After Coronavirus: Is Middle Management Becoming Obsolete?

Yes, this is one of those trick questions. You can find equal support for either side. No, middle managers will be more important than ever. Yes, with working from home becoming more of the norm and virtual teams, AI, and technology taking over, middle managers are redundant.

The real answer is that the role of middle managers is morphing into something else. The traditional middle manager spends time delegating work, conducting performance reviews, dealing with problem performance, reviewing the work of others, sitting in high level meetings, and playing intermediary between and among functional groups.

Now that people keep their own schedules, meet in person or virtually across all levels, share expertise on multiple teams, design their own workflow to accomplish measurable goals, and speak openly and freely with leaders, the traditional middle manager doesn’t have much to do. There are still plenty of hierarchical organizations that follow a strict chain of command where a “gatekeeper” manager is an important fixture. Yet during this health crisis, with many people working successfully from home—even in jobs where they were previously told that working from home was not feasible—a shake-up in roles is emerging.

There has been a paradigm shift where working from home is likely to become more of the norm and going into the office will be the exception. Organizations that quickly adapt will see stronger cultures—cultures that will be ready to face future crises and continuous change. Remote employees quickly learn technology and reengineer processes that cut through old bureaucracy. I have been seeing it daily.
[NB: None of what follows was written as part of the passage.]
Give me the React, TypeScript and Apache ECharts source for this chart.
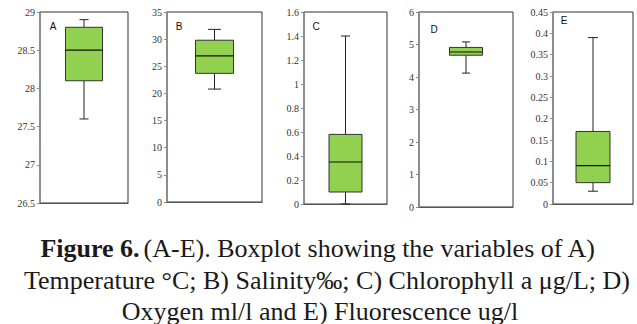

Remote workers are now taking communication risks that they never would have taken if they were at the office, where they may have had to follow rigid rules like “don’t ever send Tanya an email without going through me.” Remote workers, especially those balancing children at home, are thinking more clearly about efficiency. Managers are being forced to go with the flow of these new communication pathways as they now judge actions on results instead of rule-following.
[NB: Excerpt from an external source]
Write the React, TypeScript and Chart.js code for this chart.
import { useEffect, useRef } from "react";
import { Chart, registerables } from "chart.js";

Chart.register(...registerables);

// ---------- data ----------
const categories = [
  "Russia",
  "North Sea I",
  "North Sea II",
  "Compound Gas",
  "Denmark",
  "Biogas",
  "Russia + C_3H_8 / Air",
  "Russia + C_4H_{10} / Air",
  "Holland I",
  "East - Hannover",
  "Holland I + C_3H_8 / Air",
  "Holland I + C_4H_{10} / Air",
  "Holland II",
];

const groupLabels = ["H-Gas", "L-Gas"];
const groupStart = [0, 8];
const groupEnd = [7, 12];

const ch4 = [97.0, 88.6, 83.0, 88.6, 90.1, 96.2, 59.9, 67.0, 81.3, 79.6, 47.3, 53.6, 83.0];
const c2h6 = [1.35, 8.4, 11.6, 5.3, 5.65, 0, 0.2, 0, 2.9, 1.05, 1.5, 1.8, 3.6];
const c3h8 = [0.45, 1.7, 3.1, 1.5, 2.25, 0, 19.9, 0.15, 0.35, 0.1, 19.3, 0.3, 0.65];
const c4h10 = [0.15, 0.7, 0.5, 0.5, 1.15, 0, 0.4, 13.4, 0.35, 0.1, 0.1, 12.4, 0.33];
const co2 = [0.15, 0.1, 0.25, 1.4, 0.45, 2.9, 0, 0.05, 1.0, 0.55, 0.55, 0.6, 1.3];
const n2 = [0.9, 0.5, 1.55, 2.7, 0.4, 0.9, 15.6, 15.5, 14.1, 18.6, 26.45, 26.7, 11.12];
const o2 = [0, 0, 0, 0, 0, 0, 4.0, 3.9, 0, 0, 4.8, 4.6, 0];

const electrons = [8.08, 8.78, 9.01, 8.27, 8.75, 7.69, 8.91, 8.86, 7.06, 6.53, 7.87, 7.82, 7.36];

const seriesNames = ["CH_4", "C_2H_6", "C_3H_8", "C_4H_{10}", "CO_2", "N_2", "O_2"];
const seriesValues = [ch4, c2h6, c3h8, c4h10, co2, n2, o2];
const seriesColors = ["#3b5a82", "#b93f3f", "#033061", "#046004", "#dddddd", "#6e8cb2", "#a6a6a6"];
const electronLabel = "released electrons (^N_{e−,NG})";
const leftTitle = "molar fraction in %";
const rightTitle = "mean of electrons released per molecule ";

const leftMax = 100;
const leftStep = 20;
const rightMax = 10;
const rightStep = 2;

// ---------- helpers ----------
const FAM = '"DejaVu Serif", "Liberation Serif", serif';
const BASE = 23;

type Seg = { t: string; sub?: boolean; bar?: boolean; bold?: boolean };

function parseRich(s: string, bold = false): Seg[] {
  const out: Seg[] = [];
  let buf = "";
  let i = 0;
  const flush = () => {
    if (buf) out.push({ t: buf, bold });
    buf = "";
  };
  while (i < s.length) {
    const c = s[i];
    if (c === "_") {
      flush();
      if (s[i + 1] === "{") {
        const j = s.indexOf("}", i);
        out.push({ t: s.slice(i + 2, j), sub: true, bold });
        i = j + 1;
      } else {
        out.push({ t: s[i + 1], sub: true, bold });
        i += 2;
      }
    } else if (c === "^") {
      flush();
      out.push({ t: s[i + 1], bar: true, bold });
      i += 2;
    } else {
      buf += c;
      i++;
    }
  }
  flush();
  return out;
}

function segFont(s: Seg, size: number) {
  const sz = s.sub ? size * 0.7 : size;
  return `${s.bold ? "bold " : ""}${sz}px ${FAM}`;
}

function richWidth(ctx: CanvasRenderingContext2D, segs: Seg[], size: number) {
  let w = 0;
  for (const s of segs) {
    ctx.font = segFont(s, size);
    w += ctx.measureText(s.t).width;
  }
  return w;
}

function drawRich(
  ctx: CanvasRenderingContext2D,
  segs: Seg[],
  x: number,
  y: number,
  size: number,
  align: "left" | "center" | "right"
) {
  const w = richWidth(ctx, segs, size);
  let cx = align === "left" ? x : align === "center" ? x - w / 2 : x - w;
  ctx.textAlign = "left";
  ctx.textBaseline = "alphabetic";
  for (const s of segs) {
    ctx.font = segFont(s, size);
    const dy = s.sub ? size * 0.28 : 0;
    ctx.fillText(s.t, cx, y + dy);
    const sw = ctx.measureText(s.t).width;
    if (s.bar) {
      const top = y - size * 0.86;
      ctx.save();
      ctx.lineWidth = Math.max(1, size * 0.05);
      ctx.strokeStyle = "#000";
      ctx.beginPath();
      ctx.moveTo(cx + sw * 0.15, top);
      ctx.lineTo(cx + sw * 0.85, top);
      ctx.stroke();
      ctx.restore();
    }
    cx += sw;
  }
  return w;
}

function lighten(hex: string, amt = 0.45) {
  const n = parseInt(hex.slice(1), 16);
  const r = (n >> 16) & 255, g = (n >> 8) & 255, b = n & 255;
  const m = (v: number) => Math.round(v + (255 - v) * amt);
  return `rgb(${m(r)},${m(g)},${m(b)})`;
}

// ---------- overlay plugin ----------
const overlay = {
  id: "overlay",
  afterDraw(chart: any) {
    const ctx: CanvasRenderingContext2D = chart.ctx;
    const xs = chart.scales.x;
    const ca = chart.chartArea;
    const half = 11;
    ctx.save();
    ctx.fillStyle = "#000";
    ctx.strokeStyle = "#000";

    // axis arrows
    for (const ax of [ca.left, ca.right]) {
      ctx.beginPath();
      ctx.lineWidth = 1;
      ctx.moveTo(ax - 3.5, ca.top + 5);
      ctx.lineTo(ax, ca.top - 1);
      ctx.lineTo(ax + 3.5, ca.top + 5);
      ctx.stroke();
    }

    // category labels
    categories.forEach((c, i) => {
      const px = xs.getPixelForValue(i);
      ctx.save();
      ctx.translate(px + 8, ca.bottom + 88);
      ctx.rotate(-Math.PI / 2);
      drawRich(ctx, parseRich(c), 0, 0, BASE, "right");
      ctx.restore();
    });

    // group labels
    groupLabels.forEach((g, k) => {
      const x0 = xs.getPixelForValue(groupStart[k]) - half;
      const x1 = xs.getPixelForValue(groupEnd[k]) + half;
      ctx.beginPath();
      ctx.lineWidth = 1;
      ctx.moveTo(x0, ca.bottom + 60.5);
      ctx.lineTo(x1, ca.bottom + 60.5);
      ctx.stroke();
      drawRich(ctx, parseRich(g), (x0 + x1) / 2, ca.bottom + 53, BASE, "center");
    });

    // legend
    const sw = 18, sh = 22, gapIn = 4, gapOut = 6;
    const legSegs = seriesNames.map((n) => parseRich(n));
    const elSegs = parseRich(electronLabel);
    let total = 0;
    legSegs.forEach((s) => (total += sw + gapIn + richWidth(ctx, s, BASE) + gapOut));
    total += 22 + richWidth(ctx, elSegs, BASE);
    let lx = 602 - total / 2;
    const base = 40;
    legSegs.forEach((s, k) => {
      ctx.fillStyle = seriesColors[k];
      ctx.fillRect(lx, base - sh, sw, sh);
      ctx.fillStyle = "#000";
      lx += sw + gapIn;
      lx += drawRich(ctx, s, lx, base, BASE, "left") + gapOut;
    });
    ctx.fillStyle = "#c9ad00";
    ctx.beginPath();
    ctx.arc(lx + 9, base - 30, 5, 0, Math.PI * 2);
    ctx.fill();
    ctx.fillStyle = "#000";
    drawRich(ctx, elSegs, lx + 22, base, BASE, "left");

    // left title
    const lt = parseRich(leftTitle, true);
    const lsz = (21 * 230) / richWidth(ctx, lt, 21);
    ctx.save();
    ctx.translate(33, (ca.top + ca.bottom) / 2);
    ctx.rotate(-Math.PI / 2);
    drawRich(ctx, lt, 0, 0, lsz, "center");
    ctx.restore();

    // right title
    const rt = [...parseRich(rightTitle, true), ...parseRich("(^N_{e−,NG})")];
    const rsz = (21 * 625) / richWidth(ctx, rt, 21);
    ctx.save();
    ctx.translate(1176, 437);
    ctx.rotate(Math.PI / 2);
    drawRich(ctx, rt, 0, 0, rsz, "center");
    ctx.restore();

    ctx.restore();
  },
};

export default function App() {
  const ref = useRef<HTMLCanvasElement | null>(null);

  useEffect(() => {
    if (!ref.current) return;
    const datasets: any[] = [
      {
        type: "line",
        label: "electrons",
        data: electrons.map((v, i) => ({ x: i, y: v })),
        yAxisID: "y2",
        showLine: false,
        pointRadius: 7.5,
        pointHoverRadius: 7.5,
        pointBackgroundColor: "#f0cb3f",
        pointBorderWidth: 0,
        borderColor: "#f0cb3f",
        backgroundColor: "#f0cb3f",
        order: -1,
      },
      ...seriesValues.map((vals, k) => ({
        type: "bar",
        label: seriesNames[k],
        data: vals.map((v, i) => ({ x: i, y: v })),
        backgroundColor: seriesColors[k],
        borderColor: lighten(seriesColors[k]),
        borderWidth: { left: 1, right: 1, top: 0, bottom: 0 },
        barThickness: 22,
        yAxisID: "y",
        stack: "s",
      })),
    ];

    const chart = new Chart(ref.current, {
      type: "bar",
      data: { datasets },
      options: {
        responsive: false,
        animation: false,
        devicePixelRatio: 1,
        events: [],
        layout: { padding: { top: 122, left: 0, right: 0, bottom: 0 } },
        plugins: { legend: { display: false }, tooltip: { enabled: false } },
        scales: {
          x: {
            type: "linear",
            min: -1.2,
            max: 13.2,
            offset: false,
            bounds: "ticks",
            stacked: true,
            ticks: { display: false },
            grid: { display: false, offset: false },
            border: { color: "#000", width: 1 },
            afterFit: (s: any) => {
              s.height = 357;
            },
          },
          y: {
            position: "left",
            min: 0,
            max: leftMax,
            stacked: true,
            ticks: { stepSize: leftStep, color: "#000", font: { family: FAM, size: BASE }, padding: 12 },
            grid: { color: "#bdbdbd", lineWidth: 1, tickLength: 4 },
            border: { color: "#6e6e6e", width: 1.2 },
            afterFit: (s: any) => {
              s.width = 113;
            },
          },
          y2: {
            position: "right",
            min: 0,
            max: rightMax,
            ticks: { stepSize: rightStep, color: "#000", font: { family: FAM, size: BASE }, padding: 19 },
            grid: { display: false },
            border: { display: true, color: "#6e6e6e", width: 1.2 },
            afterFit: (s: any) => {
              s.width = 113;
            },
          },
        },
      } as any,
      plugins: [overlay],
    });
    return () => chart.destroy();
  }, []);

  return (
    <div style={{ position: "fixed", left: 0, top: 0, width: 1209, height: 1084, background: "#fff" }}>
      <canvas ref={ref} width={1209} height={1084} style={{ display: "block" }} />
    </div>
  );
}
Analytics are already proving (as predicted in an HBR article one year before Covid, Choudhury et al, 8/14/19) that working from home leads to higher productivity. Over the last two months, workers have found creative and innovative ways to get work done, learn on the job through technological resources, stay in touch, and live a more balanced life. They are not working less. What they have now is flexibility to get more and more work done—whether it is 9 to 5 or at 3:00 in the morning

In this reversed world, traditional managers are adopting new ways of managing: facilitating virtual meetings, holding one-on-one Zoom sessions, using technology to monitor tasks and performance, applying analytics to assess trends, measuring real outcomes (not whether I can physically see you working), conducting virtual interviews, reaching out to all levels of the organization as equals learning together, and navigating messages and decisions in new team situations.
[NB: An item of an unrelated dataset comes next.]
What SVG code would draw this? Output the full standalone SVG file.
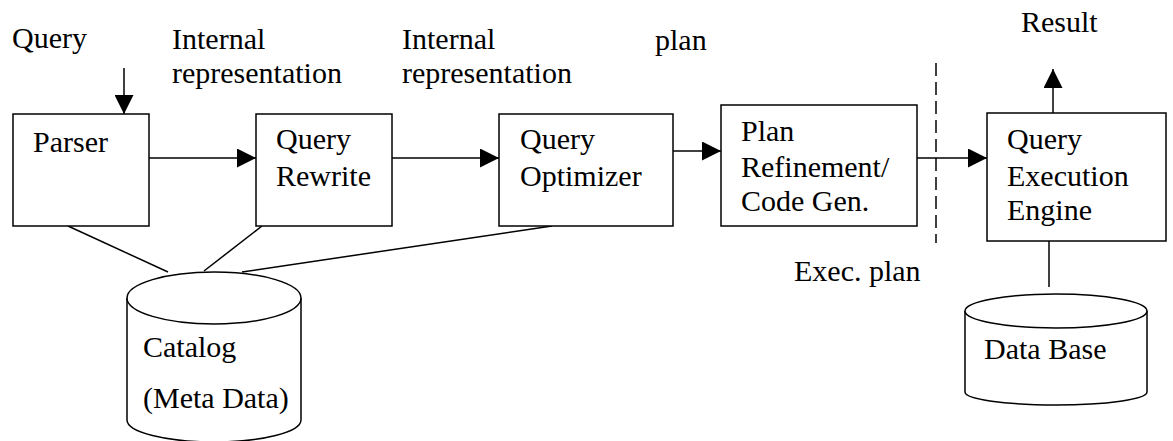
<svg xmlns="http://www.w3.org/2000/svg" width="1173" height="441" viewBox="0 0 1173 441">
<style>
text{font-family:"Liberation Serif","Times New Roman",serif;font-size:30px;fill:#000}
.box{fill:#fff;stroke:#000;stroke-width:1.5}
.ln{fill:none;stroke:#000;stroke-width:1.5}
.arr{fill:none;stroke:#000;stroke-width:1.5;marker-end:url(#ah)}
.cyl{fill:#fff;stroke:#000;stroke-width:1.5}
</style>
<defs>
<marker id="ah" markerUnits="userSpaceOnUse" markerWidth="19" markerHeight="19" refX="19" refY="9.5" orient="auto">
<path d="M0,0 L19,9.5 L0,19 z" fill="#000"/>
</marker>
</defs>
<rect width="1173" height="441" fill="#fff"/>
<g id="labels">
<text x="12" y="48">Query</text>
<text x="172" y="49">Internal</text>
<text x="172" y="83">representation</text>
<text x="402" y="49">Internal</text>
<text x="402" y="83">representation</text>
<text x="655" y="50">plan</text>
<text x="1021" y="32">Result</text>
<text x="794" y="281">Exec. plan</text>
</g>
<g id="connectors">
<line class="arr" x1="124" y1="68" x2="124" y2="114"/>
<line class="arr" x1="145" y1="158" x2="256" y2="158"/>
<line class="arr" x1="388" y1="158" x2="499" y2="158"/>
<line class="arr" x1="673" y1="151" x2="721" y2="151"/>
<line class="arr" x1="898" y1="158" x2="987" y2="158"/>
<line class="arr" x1="1053" y1="113" x2="1053" y2="69"/>
<line class="ln" x1="68" y1="226" x2="168" y2="272"/>
<line class="ln" x1="262" y1="226" x2="204" y2="271"/>
<line class="ln" x1="552" y1="226" x2="242" y2="272"/>
<line class="ln" x1="1049" y1="241" x2="1049" y2="287"/>
<line class="ln" x1="936" y1="63" x2="936" y2="243" stroke-dasharray="13 6"/>
</g>
<g id="parser">
<rect class="box" x="13" y="114" width="136" height="112"/>
<text x="33" y="152">Parser</text>
</g>
<g id="rewrite">
<rect class="box" x="256" y="114" width="136" height="112"/>
<text x="276" y="149">Query</text>
<text x="276" y="186">Rewrite</text>
</g>
<g id="optimizer">
<rect class="box" x="499" y="114" width="174" height="112"/>
<text x="520" y="149">Query</text>
<text x="520" y="186">Optimizer</text>
</g>
<g id="refinement">
<rect class="box" x="721" y="105" width="196" height="121"/>
<text x="741" y="141">Plan</text>
<text x="741" y="177">Refinement/</text>
<text x="741" y="211">Code Gen.</text>
</g>
<g id="engine">
<rect class="box" x="987" y="113" width="179" height="128"/>
<text x="1007" y="149">Query</text>
<text x="1007" y="186">Execution</text>
<text x="1007" y="220">Engine</text>
</g>
<g id="catalog">
<path class="cyl" d="M127,298 L127,420 A87,22 0 0 0 301,420 L301,298"/>
<ellipse class="cyl" cx="214" cy="298" rx="87" ry="26"/>
<text x="143" y="357">Catalog</text>
<text x="143" y="408">(Meta Data)</text>
</g>
<g id="database">
<path class="cyl" d="M965,311 L965,392 A91,13 0 0 0 1147,392 L1147,311"/>
<ellipse class="cyl" cx="1056" cy="311" rx="91" ry="17"/>
<text x="984" y="359">Data Base</text>
</g>
</svg>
Prior to Covid, data was showing (joshbersin.com, 10/31/2019) that middle managers needed to become more like project managers or “team leads,” being equally skilled in demonstrating empathy, guidance, support, feedback, coaching, teaching, and overall orchestration. After Covid, the need for this shift is even greater. Dialogue—strong language skills—will be paramount in building trust and mutual respect. This seems ironic and almost counter-intuitive. The truth is that conducting meetings virtually actually requires more sophisticated verbal communication than working with people face-to-face. It requires more focus, more questions, increased testing of assumptions, the observation of subtle cues, and sensitivity to time-sensitive conversations.

With staff likely to be at home, in the office, and in distant locations, this new breed of management will carry the vision, track projects, initiate and sustain a positive culture, ensure results, and create team communities that are in sync. This requires top notch skills in platforms that improve processes, streamline data sources, and enable just-in-time communications across multiple levels and locations. These super managers need to be comfortable with moving targets and with infrastructures that support new ways to evaluate work. During this crisis, projects that used to take six months are getting done in two weeks. Rules requiring ten signoffs are being replaced with accountability measures that foster “just get it done well.”

What should we call this new manager: Team Advocate? Lead Partner? Division Coach? Lead Conductor? I do know that we have to define this role right now –complete with required characteristics, skills sets, talents, and training. Those left behind are going to struggle for several years as they try to right themselves and move into the age of “never normal again.”

Virginia Bianco-Mathis is a Partner at the Strategic Performance Group, a Senior Consultant at Oyster Organizational Development, and Chair of the Department of Management (Director of the Human Resources and Organization Development programs) at Marymount University. She is a thought leader whose work spans all aspects of human resources, and has deep experience in academia, consulting, and executive coaching.